Most Louisianians would feel immediately at home in Ireland, as I did when I visited over a decade ago. The joie de vivre of music, food and drink are so like those of Louisiana, it's as if you discovered a new parish, a lost part of Acadiana. Fiona Ritchie, host of the Celtic music show Thistle & Shamrock, once endorsed my own personal view--the Acadians are the lost tribe of the Celtic race. After a day in Ireland, you would understand why.

I think we can learn a lesson from the Irish, should study their ways as we are studying the dikes of the Dutch. To prosper, we don't need to give up the life that makes New Orleans and Louisiana the place we all love, the place we all insist we will come home to, the place that must live again. Prosperity is possible in a town where most of the buildings are generations if not centuries old, where a pint at lunch is as common as coffee in Kansas, where people live for the craic, a Gaelic word best understood as what happens in a Irish pub when the good times roll.
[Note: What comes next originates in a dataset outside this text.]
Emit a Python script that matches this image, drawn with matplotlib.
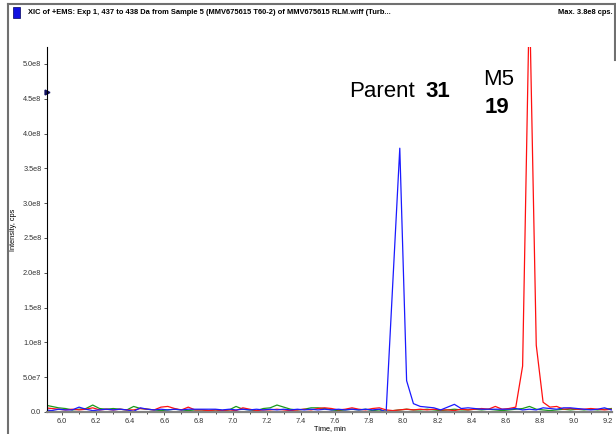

I think it's possible to be bypassed by history, and to prosper in spite of that. I think success--which for us is not just rebuilding, but rebuilding better--are possible without giving up what we love about this place. We have only to look to the Irish for an example.

So, as we celebrate the unique American holiday of St. Patrick's Day, let me lift a glass to the forgotten thousands of the New Basin Canal, and to their cousins who never left the old country. You made this city what is is, and can teach us what it can become. You show us that we can embrace and celebrate our past and ourselves while we make a new future. And that there's no need for the music or the drink to stop to make it happen.
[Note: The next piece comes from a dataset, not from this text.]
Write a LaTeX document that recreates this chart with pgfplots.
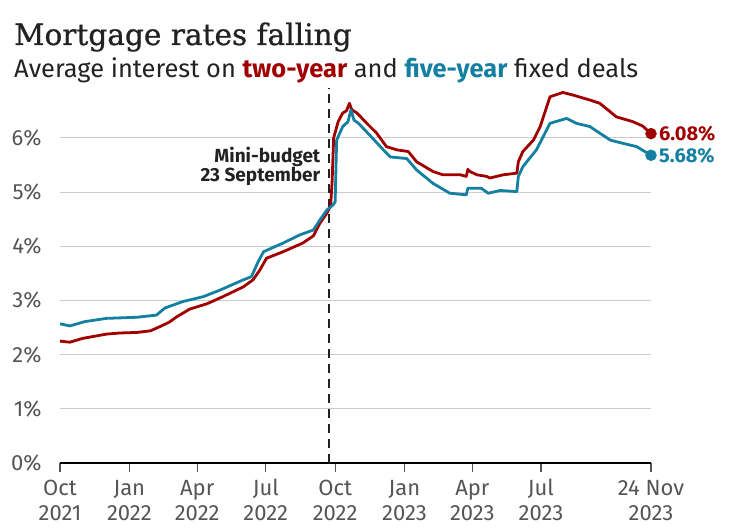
\documentclass[border=0pt]{standalone}
\usepackage{fontspec}
\setmainfont{Fira Sans}
\newfontfamily\titlefont[FakeBold=0.8]{DejaVu Serif}
\usepackage{pgfplots}
\pgfplotsset{compat=1.18}
\definecolor{twored}{HTML}{A00000}
\definecolor{fiveblue}{HTML}{1380A1}
\definecolor{gridgrey}{HTML}{CCCCCC}
\definecolor{ticktext}{HTML}{555555}
\definecolor{darktext}{HTML}{222222}
\begin{document}
\begin{tikzpicture}[x=1pt,y=1pt]
\useasboundingbox (0,0) rectangle (740,530);
\node[anchor=base west, inner sep=0, font=\titlefont\fontsize{29.6}{29.6}\selectfont, text=darktext] at (14,485) {Mortgage rates falling};
\node[anchor=base west, inner sep=0, font=\fontsize{25.4}{25.4}\selectfont, text=darktext] at (14,452) {Average interest on \textcolor{twored}{\bfseries two-year} and \textcolor{fiveblue}{\bfseries five-year} fixed deals};
\begin{axis}[
  at={(60pt,67pt)}, anchor=origin,
  scale only axis, width=591pt, height=373.8pt,
  xmin=0, xmax=784, ymin=0, ymax=6.9,
  clip=false,
  axis x line=bottom, axis y line=left,
  y axis line style={draw=none},
  x axis line style={-, line width=1.6pt, draw=black},
  xtick={0,92,182,273,365,457,547,638,784},
  xticklabels={{\strut Oct\\\strut 2021},{\strut Jan\\\strut 2022},{\strut Apr\\\strut 2022},{\strut Jul\\\strut 2022},{\strut Oct\\\strut 2022},{\strut Jan\\\strut 2023},{\strut Apr\\\strut 2023},{\strut Jul\\\strut 2023},{\strut 24 Nov\\\strut 2023}},
  xticklabel style={align=center, font=\fontsize{22}{25}\selectfont, text=ticktext, yshift=-4pt, inner sep=2pt},
  x tick style={line width=1.2pt, draw=ticktext},
  major tick length=9pt,
  tick align=outside,
  ytick={0,1,2,3,4,5,6},
  yticklabel={\pgfmathprintnumber{\tick}\%},
  yticklabel style={font=\fontsize{22}{22}\selectfont, text=ticktext, anchor=east, xshift=-6pt},
  y tick style={draw=none},
  /pgf/number format/assume math mode=true,
  ymajorgrids,
  grid style={gridgrey, line width=1pt},
]
\draw[darktext, line width=2.4pt, dash pattern=on 9pt off 6pt] (axis cs:357,0) -- (axis cs:357,6.93);
\node[anchor=east, align=right, font=\bfseries\fontsize{19}{19}\selectfont, text=darktext] at (axis cs:350,5.47) {Mini-budget\\23 September};
\addplot[twored, line width=2.8pt, line join=round] coordinates {
(0,2.25) (13,2.23) (30,2.30) (62,2.38) (80,2.40) (102,2.41) (120,2.44) (133,2.52) (145,2.60) (155,2.70)
(172,2.84) (195,2.94) (216,3.07) (243,3.25) (256,3.38) (265,3.56) (274,3.78) (296,3.90) (322,4.06) (336,4.19)
(345,4.43) (354,4.61) (359,4.75) (361,5.20) (363,6.00) (369,6.30) (375,6.46) (380,6.50) (384,6.64) (387,6.52)
(394,6.46) (407,6.27) (420,6.09) (433,5.84) (447,5.78) (462,5.75) (473,5.56) (495,5.38) (508,5.32) (531,5.32)
(539,5.29) (541,5.42) (544,5.38) (553,5.32) (566,5.29) (570,5.26) (588,5.32) (606,5.35) (608,5.56) (614,5.75)
(628,5.96) (637,6.21) (650,6.76) (667,6.84) (681,6.79) (703,6.70) (716,6.64) (738,6.39) (760,6.30) (773,6.22) (784,6.08)
};
\addplot[fiveblue, line width=2.8pt, line join=round] coordinates {
(0,2.57) (13,2.53) (33,2.61) (62,2.67) (102,2.69) (128,2.73) (139,2.86) (163,2.98) (190,3.07) (212,3.19)
(243,3.38) (254,3.44) (263,3.72) (270,3.90) (296,4.06) (318,4.21) (336,4.30) (345,4.49) (354,4.67) (362,4.76)
(365,4.82) (367,5.96) (375,6.21) (382,6.30) (386,6.52) (390,6.33) (396,6.27) (411,6.05) (429,5.78) (438,5.65)
(460,5.62) (473,5.41) (495,5.16) (517,4.98) (539,4.95) (541,5.07) (559,5.07) (568,4.98) (584,5.03) (606,5.01)
(608,5.29) (614,5.47) (632,5.78) (650,6.27) (672,6.36) (685,6.27) (703,6.21) (730,5.96) (747,5.90) (765,5.84) (784,5.68)
};
\addplot[only marks, mark=*, mark size=5.5pt, twored] coordinates {(784,6.08)};
\addplot[only marks, mark=*, mark size=5.5pt, fiveblue] coordinates {(784,5.68)};
\node[anchor=west, font=\bfseries\fontsize{20}{20}\selectfont, text=twored, inner sep=0] at (axis cs:784,6.08) {\hspace{8pt}6.08\%};
\node[anchor=west, font=\bfseries\fontsize{20}{20}\selectfont, text=fiveblue, inner sep=0] at (axis cs:784,5.68) {\hspace{8pt}5.68\%};
\end{axis}
\end{tikzpicture}
\end{document}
"This land was always ours
Was the proud land of our fathers
It belongs to us and them
Not to any of the others
Let them go, boys Let them go, boys
Let them go down in the mud
Where the rivers all run dry"



Comments:
Hope you feel better soon. I'm interested in hearing your thoughts on the Cabrini/Holy Cross thing.
 
I had always wondered what the impact of the Irish on NO culture had been. It is pretty easy to see the French and the various African influences, the German even, but the Irish eluded me. That is, until I walked into a pub in Dublin and with a change in the accent, swap the hurling posters for Saints regalia, (the jukebox would remain exactly as it was, except for a little more Dr. John) I could have been at any NO watering hole.